BroCom-Chef Matthias Heinrich kritisiert Amazon

"Machiavellismus, sonst nichts"

18. März 2020
von Börsenblatt
Matthias Heinrich, Geschäftsführer von BrockhausCommission, greift Amazon an und ruft die Buchhandlungen und Verlage auf, die Lieferketten aufrechtzuerhalten und die Novitäten-Vormerker nicht zu stornieren.

"Stark irritiert und empört müssen wir feststellen, dass Amazon sich in der Krise rein profitorientiert verhält. Der Warenumschlag Buch wird wohl zugunsten versorgungsrelevanter Produkte stark reduziert. Damit wird es befristet nur zu punktuellen Bestellungen bei Verlagen kommen, das preisgebundene und margenarme Buchgeschäft wird zurückgestellt. Wer darin Gutmenschentum und ein Idealstreben nach einer flächendeckenden Versorgung mit lebensnotwendigen Gütern durch den Onlinehandel in infrastrukturell schlecht aufgestellten Gebieten vermutet, darf das gerne tun. Für mich/uns grüßt hier eher Machiavellismus, sonst nichts. Wer den Kunden hat, hat die Macht, Neukundengewinnung um jeden Preis. Auf der Strecke bleibt bei Amazon nicht nur das Produkt Buch.

Wir weichen nicht von unserem Kurs ab, die Lieferkette zwischen Partnerverlagen und allen Bestellern möglichst lange aufrechtzuerhalten. Und vor allem auch, diese Lieferkette nach einer womöglich bitteren Durststrecke schnell wieder aufleben zu lassen. Dazu gehört unser Vormerker-Appell und die Initiative zur Bestellthesaurierung. Wenn die Buchhandlungen schließen müssen, garantiert Brockhaus, dass die Vormerkungen erst nach Wiederöffnung der Buchhandlungen ausgeliefert werden.

Unterstützen wir uns alle darin gegenseitig. Rufen wir alle Verlage und die Händler trotz aller Not zu zukunftsorientiertem Augenmaß auf. Gesellschaftliches und wirtschaftliches Leben lässt sich nicht einfach rebooten, das Backend muss stets weiterlaufen, damit ein Apparat wieder angefahren werden kann. Anders als beim täglichen Neustart des PC.

Natürlich versorgen wir Sie weiter mit verfügbarer Liquidität, wie stets zeitnah und zinslos. Wir halten an Selbstverständlichkeiten fest. Lassen Sie sich von PR-Aktionen nicht blenden, niemand kann gerade den Samariter geben.
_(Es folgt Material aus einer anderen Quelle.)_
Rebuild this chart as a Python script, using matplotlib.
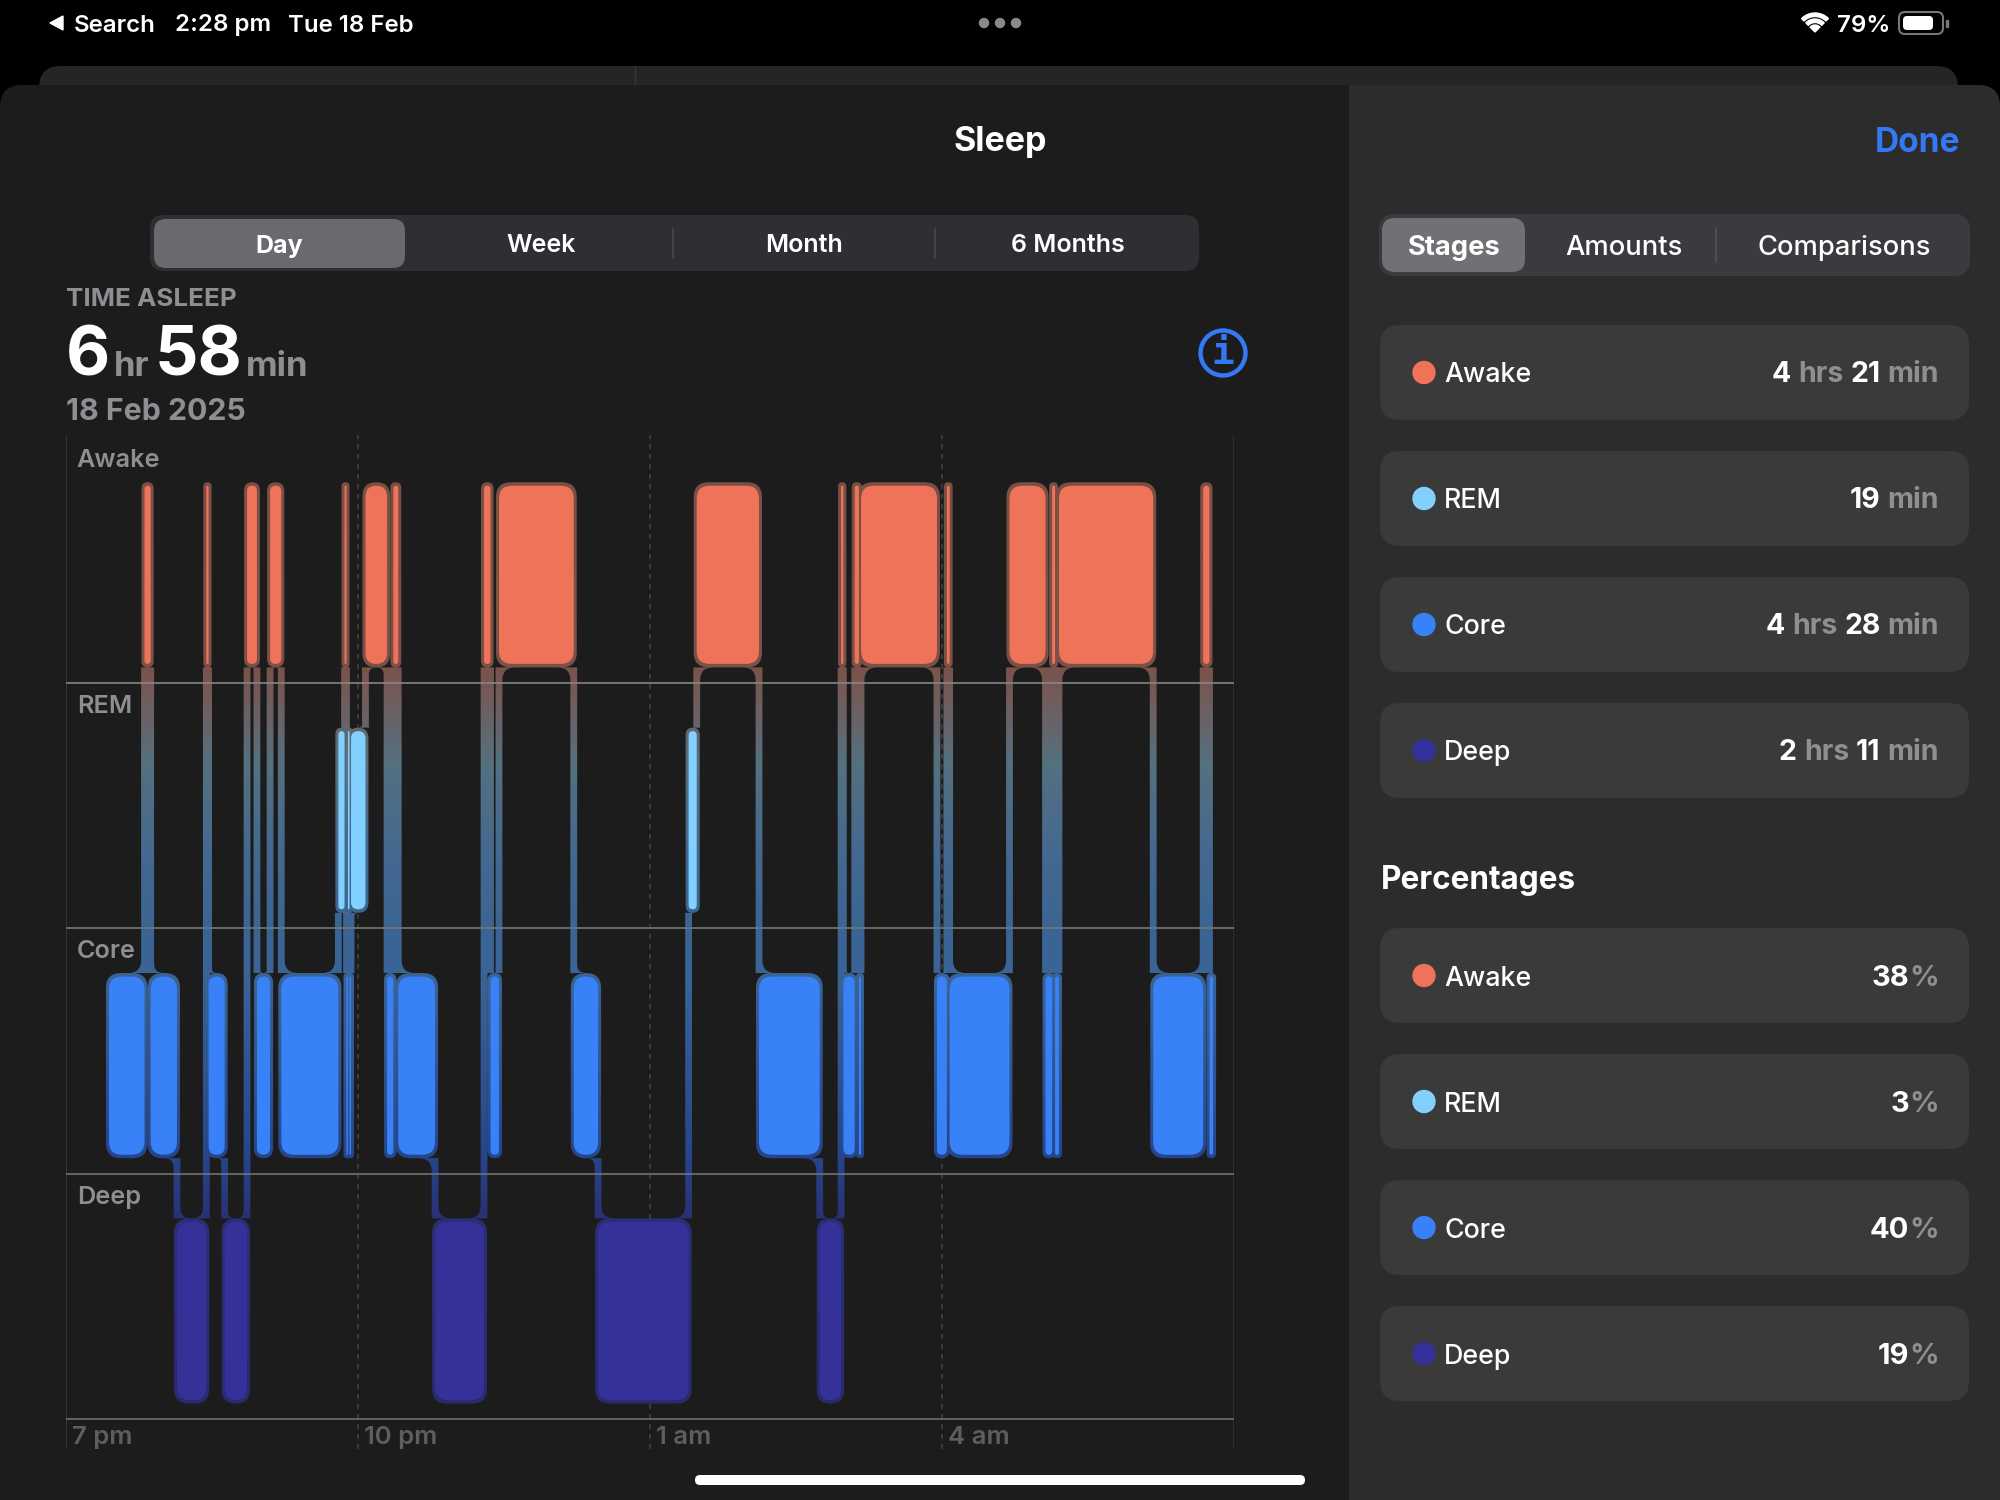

Bleiben wir alle gerade jetzt auf dem Boden und machen solide unseren Job, verlässlich, einigermaßen solidarisch und ohne große Worte.   

Etwas pastoral: Gemeinsam ist niemand einsam, so naiv das klingen mag. Wir werden auch diese schwere Phase überstehen. Jetzt bleiben Sie erst einmal gesund, wir versuchen es auch."